Pinson Mounds State Archeological Park – Pinson, Tennessee - Atlas Obscura

Pinson Mounds State Archeological Park

Pinson, Tennessee

Over a dozen Native American earth mounds dating back over 2,000 years dot this Tennessee archaeological park. 


Located in Madison County, Tennessee, this park’s many geographical features were shaped by ancient Native Americans during the Middle Woodland period (1-500 CE).

2,000 years ago, the land that is now the 1,200-acre Pinson Mounds State Archaeological Park was a bustling place. During this time, 17 mounds- serving a number of different purposes- were built in this wooded area, which seems to have been considered sacred by the local people. Some of the mounds were used as burial grounds, some for ceremonial altars, and others as temporary habitation areas. The most famous — “Saul’s Mound” — was probably a ceremonial platform. Researchers believe that the layout of the mounds may have been influenced by astronomical alignment. For example, Saul’s Mound is designed to face the four cardinal directions. There is also an earthen geometric enclosure known as the “Eastern Citadel,” although it was probably also used for ceremonies rather than for protection.

Numerous excavations over the decades have uncovered the remains of prehistoric homes, refuse pits, a human cremation pit, and artifacts that lead researchers to believe the area may have been a regional trade center. During the 1980s, six tombs were discovered. One held the bones of eight richly adorned young women, while another contained four older men.

Today, the Pinson Mounds State Archaeological Park is state run and open to the public. The museum is located in a unique building, designed to look like one of the park’s mounds.
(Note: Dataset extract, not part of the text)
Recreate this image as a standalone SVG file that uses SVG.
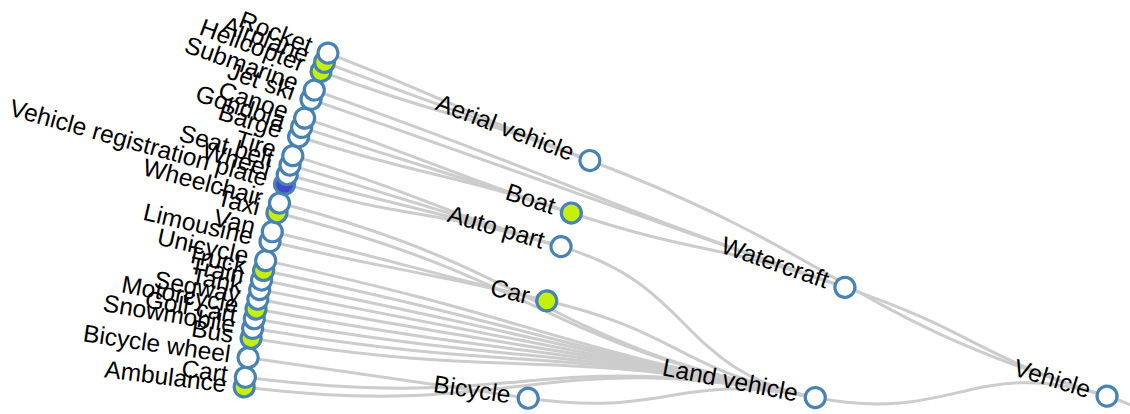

According to a director of the park, “We want to share the Native American culture — past and present — with the public, tying in archaeology that helps people to understand more about the Native American culture.” To further this aim, every year the park sponsors Archeofest, a three-day celebration of Native American culture that draws thousands of visitors from all over the state.

Know Before You Go

From Jackson, TN, follow Hwy. 45 South to the small town ofPinson, TN. Turn left at the park sign, onto State Hwy 197 and follow the signs 2.5 miles to the park entrance.